BREZİLYA REKOR TAHIL HASADINA HAZIRLANIYOR
Brezilya Ulusal Tedarik Şirketi (Conab), birincil ürün hasadının ileri bir aşamada olduğunu doğrulayarak, 2024/25 sezonunda rekor bir tahıl hasadı beklentisini açıkladı. Ürünler arasında soya fasulyesi, ülkede şimdiye kadar kaydedilen en yüksek hacmiyle öne çıkıyor. Conab, bu hasatta 167,9 milyon ton üretim öngörüyor; bu, geçen hasada göre 20,1 milyon ton daha fazla. Başlıca tahıl üretim bölgesi olan Orta-Batı, hektar başına 3.808 kilo ile yeni bir verimlilik rekoru kıracak ve 2022/23 döngüsünü geride bırakacak. Mato Grosso’da da hektar başına 3.897 kilo ile eyalet tarihinin en yüksek verimliliği elde edildi.
Soya fasulyesi hasadının ilerlemesiyle, ikincil mısır mahsulünün ekimi tamamlanmak üzere. Üç hasat döngüsü dikkate alındığında, toplam tahıl üretimi 2024/25’te 124,7 milyon ton olarak tahmin ediliyor; bu, bir önceki döngüye göre 9 milyon ton artış demek. Yalnızca ikincil tahıl hasadında, 16,9 milyon hektarlık daha geniş bir ekili alan ve %5,5’lik ortalama verimlilik artışı (hektar başına 5.794 kilo) ile 97,9 milyon ton hasat bekleniyor.
Mısır hasadı açısından, mart sonu itibarıyla birincil mısır mahsulünün hasadı ekili alanın %53,3’üne ulaştı; bu, son beş hasadın ortalaması olan %41,1’in oldukça üzerinde. Marttaki yağışların azalması bu performansı destekledi. Tüm eyaletlerde elde edilen verimler, ilk tahminleri ve geçen hasadın sonuçlarını aştı.

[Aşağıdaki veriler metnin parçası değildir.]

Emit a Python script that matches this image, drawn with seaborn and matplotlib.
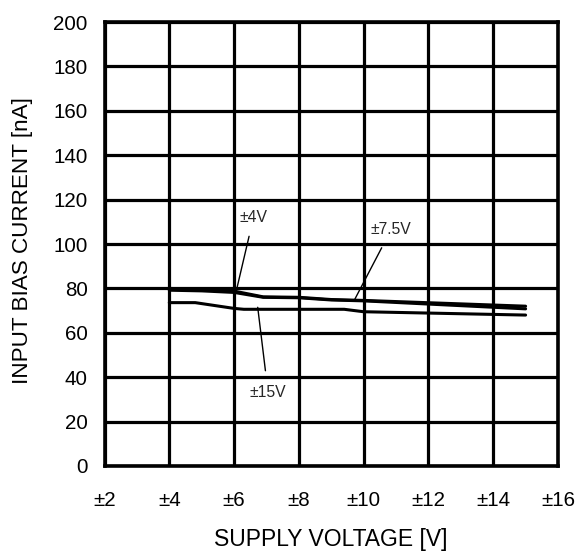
import matplotlib
matplotlib.use("Agg")
import matplotlib.pyplot as plt
import seaborn as sns
import pandas as pd

# Data
v_4 = [4.0, 5.0, 6.0, 6.9, 8.0, 9.0, 10.0, 15.0]
i_4 = [80.0, 79.6, 78.8, 76.2, 76.0, 75.0, 74.6, 72.0]
v_75 = [4.0, 5.0, 6.0, 6.9, 8.0, 9.0, 10.0, 15.0]
i_75 = [79.2, 78.9, 78.2, 76.0, 75.8, 74.8, 74.4, 70.8]
v_15 = [4.0, 4.8, 6.0, 6.3, 9.4, 10.0, 15.0]
i_15 = [73.6, 73.6, 71.0, 70.6, 70.6, 69.5, 68.0]

x_ticks = [2, 4, 6, 8, 10, 12, 14, 16]
x_tick_labels = ["±2", "±4", "±6", "±8", "±10", "±12", "±14", "±16"]
y_ticks = [0, 20, 40, 60, 80, 100, 120, 140, 160, 180, 200]

curve_labels = ["±4V", "±7.5V", "±15V"]

df = pd.concat([
    pd.DataFrame({"v": v_4, "i": i_4, "curve": curve_labels[0]}),
    pd.DataFrame({"v": v_75, "i": i_75, "curve": curve_labels[1]}),
    pd.DataFrame({"v": v_15, "i": i_15, "curve": curve_labels[2]}),
])

sns.set_theme(style="white")
plt.rcParams["font.family"] = ["Liberation Sans", "DejaVu Sans"]

fig = plt.figure(figsize=(5.79, 5.52), dpi=100)
ax = fig.add_axes([0.1805, 0.1558, 0.9637 - 0.1805, 0.960 - 0.1558])

sns.lineplot(data=df, x="v", y="i", hue="curve", units="curve", estimator=None,
             palette=["black", "black", "black"], linewidth=2.2, legend=False,
             sort=False, ax=ax)

ax.set_xlim(2, 16)
ax.set_ylim(0, 200)
ax.set_xticks(x_ticks)
ax.set_xticklabels(x_tick_labels)
ax.set_yticks(y_ticks)
ax.grid(True, color="black", linewidth=2.3)
ax.set_axisbelow(True)
for s in ax.spines.values():
    s.set_color("black")
    s.set_linewidth(2.6)
ax.tick_params(axis="x", length=0, pad=18, labelsize=14.8, colors="black")
ax.tick_params(axis="y", length=0, pad=12, labelsize=14.8, colors="black")
ax.set_xlabel("SUPPLY VOLTAGE [V]", fontsize=16.5, labelpad=13, color="black")
ax.set_ylabel("INPUT BIAS CURRENT [nA]", fontsize=16.2, color="black")
ax.yaxis.set_label_coords(-0.158, 0.508)

# Annotations
ax.annotate(curve_labels[0], xy=(6.07, 79), xytext=(6.6, 112), fontsize=11.3,
            ha="center", va="center",
            arrowprops=dict(arrowstyle="-", color="black", lw=1,
                            shrinkA=6, shrinkB=0))
ax.annotate(curve_labels[1], xy=(9.73, 75.2), xytext=(10.85, 106.5), fontsize=11.3,
            ha="center", va="center",
            arrowprops=dict(arrowstyle="-", color="black", lw=1,
                            shrinkA=6, shrinkB=0))
ax.annotate(curve_labels[2], xy=(6.73, 71.5), xytext=(7.05, 33.1), fontsize=11.3,
            ha="center", va="center",
            arrowprops=dict(arrowstyle="-", color="black", lw=1,
                            shrinkA=8, shrinkB=0))

fig.savefig("out.png", dpi=100, facecolor="white")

Tüm yetiştirme bölgelerinde hava koşulları elverişliydi ve tahılın gelişimi sırasında yağışlar iyi dağıldı. Özellikle Güney Bölgesi eyaletleri, hektar başına 8.823 kilo ortalama verimle dikkat çekti; bu, geçen hasada göre %27,8 daha yüksek. 2024/25 hasadı için ekim, geçen hasada göre %5,1 daha az olan 3.768,7 bin hektarda gerçekleşti, ancak üretim 24.465,4 bin ton ile geçen döngüye göre %6,5 daha fazla.
GELECEĞE BAKIŞ
Sonuçta, önümüzde uzun bir yol var ve daha çok şey değişecek. Gerçek şu ki, ABD hükümetinin aldığı kararlar ve yaşanan gelişmeler, Brezilya ve Arjantin gibi Güney Amerika ülkelerinin yalnızca soya fasulyesi ve mısır gibi tahıllarda değil, küresel ticarette yer alan birçok diğer emtia ve üründe de faydalanmasını sağlayacak.

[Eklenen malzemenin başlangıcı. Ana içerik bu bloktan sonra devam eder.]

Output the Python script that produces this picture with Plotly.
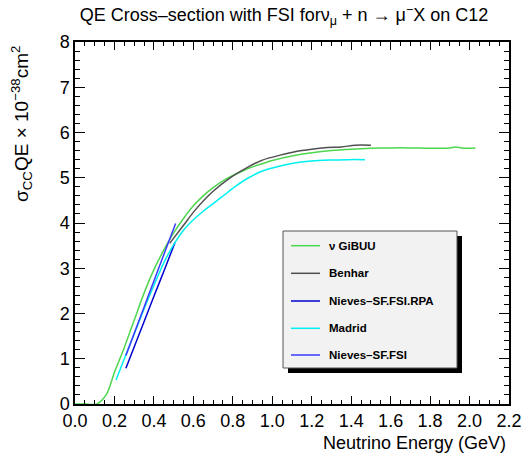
import plotly.graph_objects as go

# QE cross-section curves (E in GeV, sigma in 1e-38 cm^2)
gibuu_e = [0.00, 0.05, 0.11, 0.16, 0.20, 0.25, 0.30, 0.35, 0.40, 0.45, 0.50, 0.55,
           0.60, 0.65, 0.70, 0.75, 0.80, 0.85, 0.90, 0.95, 1.00, 1.10, 1.20, 1.30,
           1.40, 1.50, 1.60, 1.70, 1.80, 1.90, 1.93, 1.96, 2.00, 2.03]
gibuu_s = [0.00, 0.00, 0.00, 0.22, 0.70, 1.25, 1.85, 2.45, 2.97, 3.40, 3.78, 4.10,
           4.38, 4.60, 4.78, 4.93, 5.05, 5.15, 5.24, 5.31, 5.38, 5.48, 5.55, 5.60,
           5.63, 5.65, 5.66, 5.66, 5.65, 5.66, 5.68, 5.66, 5.65, 5.66]

benhar_e = [0.48, 0.55, 0.61, 0.70, 0.79, 0.87, 0.95, 1.04, 1.12, 1.20, 1.28, 1.35, 1.42, 1.50]
benhar_s = [3.55, 3.95, 4.29, 4.70, 5.01, 5.22, 5.39, 5.50, 5.58, 5.63, 5.67, 5.68, 5.72, 5.72]

rpa_e = [0.258, 0.30, 0.35, 0.40, 0.45, 0.507]
rpa_s = [0.79, 1.26, 1.82, 2.38, 2.93, 3.57]

madrid_e = [0.208, 0.25, 0.30, 0.35, 0.40, 0.45, 0.50, 0.55, 0.60, 0.65, 0.71,
            0.76, 0.81, 0.88, 0.95, 1.04, 1.12, 1.20, 1.29, 1.38, 1.47]
madrid_s = [0.53, 1.00, 1.55, 2.10, 2.62, 3.12, 3.52, 3.84, 4.07, 4.26, 4.46,
            4.63, 4.80, 5.00, 5.15, 5.26, 5.33, 5.37, 5.39, 5.40, 5.40]

sffsi_e = [0.258, 0.30, 0.35, 0.40, 0.45, 0.51]
sffsi_s = [1.07, 1.56, 2.14, 2.72, 3.30, 3.99]

series_names = ["\u03bd GiBUU", "Benhar", "Nieves\u2013SF.FSI.RPA", "Madrid", "Nieves\u2013SF.FSI"]
series_colors = ["#4fd64f", "#505050", "#0000d0", "#00f0f0", "#3a3aff"]
series_data = [(gibuu_e, gibuu_s), (benhar_e, benhar_s), (rpa_e, rpa_s),
               (madrid_e, madrid_s), (sffsi_e, sffsi_s)]

FONT = "Liberation Sans, Arial, Helvetica, sans-serif"

fig = go.Figure()
for name, color, (e, s) in zip(series_names, series_colors, series_data):
    fig.add_trace(go.Scatter(x=e, y=s, mode="lines", name=name,
                             line=dict(color=color, width=1.5, shape="spline", smoothing=0.8),
                             showlegend=False))

W, H = 529, 456
L, R, T, B = 75, 20, 42, 52
pw, ph = W - L - R, H - T - B


def px(xp):
    return (xp - L) / pw


def py(yp):
    return (H - B - yp) / ph


shapes = []
annotations = []

# legend box with drop shadow
bx0, by0, bx1, by1 = 283, 231, 457, 368
shapes.append(dict(type="rect", xref="paper", yref="paper",
                   x0=px(bx0 + 5), x1=px(bx1 + 5), y0=py(by1 + 5), y1=py(by0 + 5),
                   fillcolor="black", line=dict(width=0), layer="above"))
shapes.append(dict(type="rect", xref="paper", yref="paper",
                   x0=px(bx0), x1=px(bx1), y0=py(by1), y1=py(by0),
                   fillcolor="#f2f2f2", line=dict(color="#555555", width=1), layer="above"))
entry_y = [245.7, 273.3, 301.0, 328.3, 355.0]
for name, color, yy in zip(series_names, series_colors, entry_y):
    shapes.append(dict(type="line", xref="paper", yref="paper",
                       x0=px(291), x1=px(320), y0=py(yy), y1=py(yy),
                       line=dict(color=color, width=1.5), layer="above"))
    annotations.append(dict(xref="paper", yref="paper", x=px(327), y=py(yy),
                            xanchor="left", yanchor="middle", showarrow=False,
                            text="<b>" + name + "</b>",
                            font=dict(family=FONT, size=11.5, color="black")))

# axis titles
annotations.append(dict(xref="paper", yref="paper", x=px(508), y=py(443),
                        xanchor="right", yanchor="middle", showarrow=False,
                        text="Neutrino Energy (GeV)",
                        font=dict(family=FONT, size=18, color="black")))
annotations.append(dict(xref="paper", yref="paper", x=px(22), y=py(124),
                        xanchor="center", yanchor="middle", showarrow=False, textangle=-90,
                        text="\u03c3<sub>CC</sub>QE \u00d7 10<sup>\u221238</sup>cm<sup>2</sup>",
                        font=dict(family=FONT, size=19, color="black")))

fig.update_layout(
    width=W, height=H,
    margin=dict(l=L, r=R, t=T, b=B, autoexpand=False),
    paper_bgcolor="white", plot_bgcolor="white",
    font=dict(family=FONT, color="black"),
    title=dict(text="QE Cross\u2013section with FSI for\u03bd<sub>\u03bc</sub> + n \u2192 \u03bc<sup>\u2212</sup>X on C12",
               x=284 / W, xanchor="center", y=1 - 15 / H, yanchor="middle",
               font=dict(family=FONT, size=18, color="black")),
    shapes=shapes, annotations=annotations,
    xaxis=dict(range=[0, 2.2], dtick=0.2, tick0=0, tickformat=".1f",
               ticks="inside", ticklen=8, tickwidth=1, tickcolor="black",
               minor=dict(dtick=0.05, ticklen=4, tickwidth=1, tickcolor="black", ticks="inside"),
               showline=True, linecolor="black", linewidth=1.5, mirror="allticks",
               showgrid=False, zeroline=False,
               tickfont=dict(family=FONT, size=18, color="black")),
    yaxis=dict(range=[0, 8], dtick=1, tick0=0,
               ticks="inside", ticklen=10, tickwidth=1, tickcolor="black",
               minor=dict(dtick=0.2, ticklen=5, tickwidth=1, tickcolor="black", ticks="inside"),
               showline=True, linecolor="black", linewidth=1.5, mirror="allticks",
               showgrid=False, zeroline=False,
               tickfont=dict(family=FONT, size=18, color="black")),
)

fig.write_html("out.html")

Daha önce belirtildiği üzere, lojistik bu süreçten bir şekilde etkilenecek ve beklenen talep artışına ayak uydurmak için büyük çaba gerekecek. Belki de bu, özellikle soya fasulyesi ve mısır ihracatında önemli bir paya sahip olan ülkenin kuzeyindeki limanların gelişimi için bir kaldıraç görevi görebilir. Bu tarife savaşının küresel ekonomi üzerinde hâlâ derin bir etkisi olacağına inanıyorum. Bazı ülkeler için faydalı olsa da, bu durum bütünü için bir risk oluşturabilir.